DISORDER AND MODULATIONS IN CRYSTAL CS2HGCL4

B. Sh. Bagautdinov1, I. D. Brown2, J. Luedecke3, M. Schneider3, Sander van Smaalen3, M. S. Novikova4

1 Institute of Solid State Physics, Russian Academy of the Sciences, Chernogolovka, Moscow district, Russia.
2 Institute for Materials Research, McMaster University, Hamilton, Canada.
3 Laboratory of Crystallography, University of Bayreuth, Bayreuth, Germany.
4 Institute of Crystallography RAS, Moscow

Keywords: incommensurate crystals, maximum entropy method

Cs2HgCl4 belongs to the family of A2BX4 compounds and, like many of them, shows ferroelectric and ferroelastic phase transitions at cooling [1]. The high resolution x-ray diffraction study of Cs2HgCl4 in the range 4.2-300K shows the series phase transitions with incommensurately and commensurately forms of modulation, first, along the pseudohexagonal a* axis, and then along c* axis (Pnma setting) :

normal Pnma

incommensurate q = (1/5 + d)a* ( 221 - 195K )
commensurate q = 1/5 a* ( 195 - 178K )
commensurate q = 1/3 c* ( 185.2 - 179K)
incommensurate q= (1/5 + d)c* ( 179 - 172 K )
commensurate q = 1/5 c* ( 172 - 163 K )
commensurate q = 1/2 c* ( 163 - 4.2 K )

To find the correlation of the low temperature modulations with features of prototype structure the accurate structural determinations of the normal Pnma at room temperature and commensurate ferroelectric q=1/5a* (187K) phases are performed using laboratory X-ray (Nonius-Mach3-CAD4 diffractometer) and DESY synchrotron radiation, respectively.

The data were processed in both ordinary and superspace group formlism in frame of the program system JANA. The structure models are analyzed by the Bond-Valence Method and Maximum Entropy Method.

Like many b-K2SO4 -type structure Cs2HgCl4 exhibits large amplitude anharmonic displacements at room temperature.

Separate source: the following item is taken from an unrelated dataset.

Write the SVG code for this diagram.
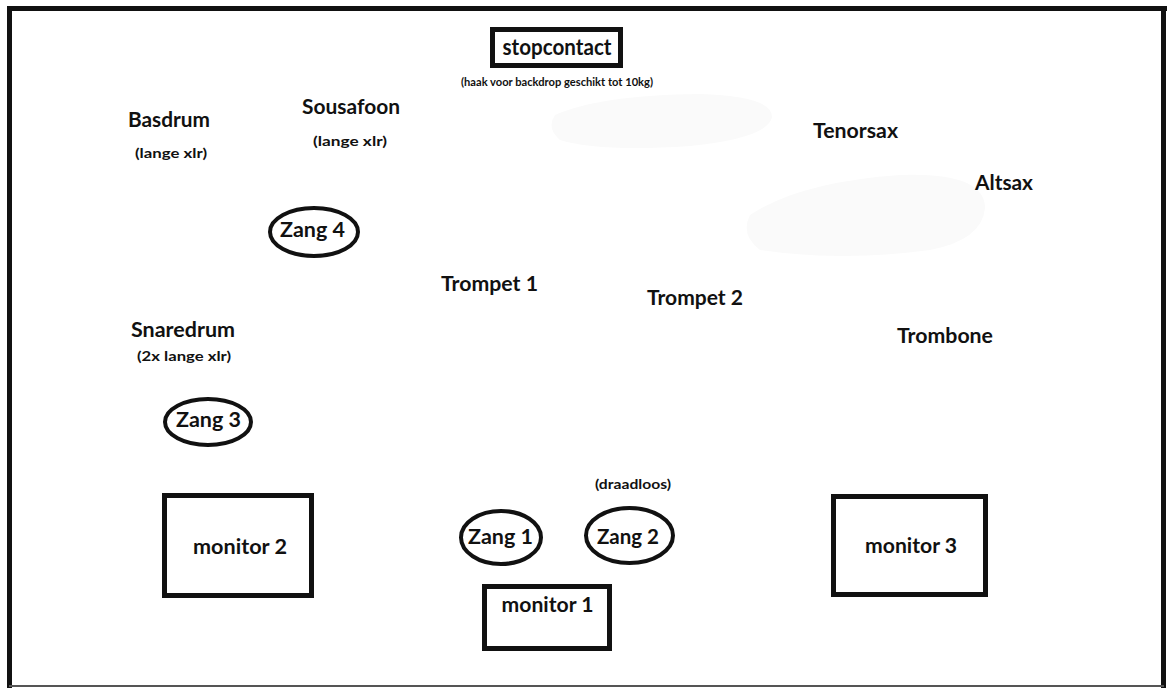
<svg xmlns="http://www.w3.org/2000/svg" width="1172" height="688" viewBox="0 0 1172 688">
<style>
text{font-family:Lato,"Open Sans","Liberation Sans",sans-serif;font-weight:bold;fill:#111;text-anchor:middle}
.l{font-size:20px}
.s{font-size:14px}
.xs{font-size:10.5px}
.box{fill:none;stroke:#111;stroke-width:5}
.ell{fill:none;stroke:#111;stroke-width:4}
.smudge{fill:#fafafa}
</style>
<rect width="1172" height="688" fill="#fff"/>
<path class="smudge" d="M555 115 Q600 95 700 94 Q772 96 772 117 Q768 138 690 146 Q600 152 560 140 Q546 128 555 115 Z"/>
<path class="smudge" d="M750 215 Q800 182 900 175 Q985 172 985 208 Q982 240 930 250 Q840 262 760 250 Q740 235 750 215 Z"/>
<g id="frame">
<line x1="7" y1="8.5" x2="1167" y2="8.5" stroke="#111" stroke-width="5"/>
<line x1="9.5" y1="6" x2="9.5" y2="688" stroke="#111" stroke-width="5"/>
<line x1="1163.5" y1="6" x2="1163.5" y2="688" stroke="#111" stroke-width="5"/>
<line x1="9" y1="686" x2="1164" y2="686" stroke="#555" stroke-width="2"/>
</g>
<g id="connectors"></g>
<g id="stopcontact">
<rect class="box" x="492.5" y="29.5" width="128" height="36"/>
<text x="557" y="55" style="font-size:22px" textLength="109" lengthAdjust="spacingAndGlyphs">stopcontact</text>
<text class="xs" x="557" y="86" textLength="192" lengthAdjust="spacingAndGlyphs">(haak voor backdrop geschikt tot 10kg)</text>
</g>
<g id="basdrum">
<text class="l" x="169" y="127" textLength="82" lengthAdjust="spacingAndGlyphs">Basdrum</text>
<text class="s" x="171" y="158" textLength="72" lengthAdjust="spacingAndGlyphs">(lange xlr)</text>
</g>
<g id="sousafoon">
<text class="l" x="351" y="114" textLength="98" lengthAdjust="spacingAndGlyphs">Sousafoon</text>
<text class="s" x="350" y="146" textLength="74" lengthAdjust="spacingAndGlyphs">(lange xlr)</text>
</g>
<g id="tenorsax"><text class="l" x="855.5" y="138" textLength="85" lengthAdjust="spacingAndGlyphs">Tenorsax</text></g>
<g id="altsax"><text class="l" x="1004" y="190" textLength="58" lengthAdjust="spacingAndGlyphs">Altsax</text></g>
<g id="zang4">
<ellipse class="ell" cx="314" cy="232" rx="44" ry="24"/>
<text class="l" x="312.5" y="237" textLength="65" lengthAdjust="spacingAndGlyphs">Zang 4</text>
</g>
<g id="trompet1"><text class="l" x="489.5" y="291" textLength="97" lengthAdjust="spacingAndGlyphs">Trompet 1</text></g>
<g id="trompet2"><text class="l" x="695" y="305" textLength="96" lengthAdjust="spacingAndGlyphs">Trompet 2</text></g>
<g id="snaredrum">
<text class="l" x="183" y="337" textLength="104" lengthAdjust="spacingAndGlyphs">Snaredrum</text>
<text class="s" x="184" y="361" textLength="94" lengthAdjust="spacingAndGlyphs">(2x lange xlr)</text>
</g>
<g id="trombone"><text class="l" x="945" y="343" textLength="96" lengthAdjust="spacingAndGlyphs">Trombone</text></g>
<g id="zang3">
<ellipse class="ell" cx="208" cy="422" rx="43" ry="23"/>
<text class="l" x="208.5" y="427" textLength="65" lengthAdjust="spacingAndGlyphs">Zang 3</text>
</g>
<g id="draadloos"><text class="s" x="633" y="489" textLength="76" lengthAdjust="spacingAndGlyphs">(draadloos)</text></g>
<g id="monitor2">
<rect class="box" x="164.5" y="495.5" width="147" height="100"/>
<text class="l" x="240" y="554" textLength="94" lengthAdjust="spacingAndGlyphs">monitor 2</text>
</g>
<g id="zang1">
<ellipse class="ell" cx="501" cy="537.5" rx="40" ry="26.5"/>
<text class="l" x="500.5" y="544" textLength="65" lengthAdjust="spacingAndGlyphs">Zang 1</text>
</g>
<g id="zang2">
<ellipse class="ell" cx="629.5" cy="535.5" rx="43.5" ry="27.5"/>
<text class="l" x="628" y="544" textLength="62" lengthAdjust="spacingAndGlyphs">Zang 2</text>
</g>
<g id="monitor1">
<rect class="box" x="484.5" y="586.5" width="125" height="62"/>
<text class="l" x="547.5" y="612" textLength="92" lengthAdjust="spacingAndGlyphs">monitor 1</text>
</g>
<g id="monitor3">
<rect class="box" x="833.5" y="496.5" width="152" height="98"/>
<text class="l" x="911" y="553" textLength="92" lengthAdjust="spacingAndGlyphs">monitor 3</text>
</g>
</svg>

For study of the disorder the Maximum Entropy Method applied to the Bragg intensity data.

Applying this metod allows to show that the atoms which involved in unphysically short distances exhibit strong anharmonic displacements out of the mirror plane. The relation between the soft phonons at room temperature and the static modulations at low tempeatures is found.

1. Dmitriev V.P Yuzyuk Yu.I., et al. Sov. Phys. Solid State (1988) 30, 704.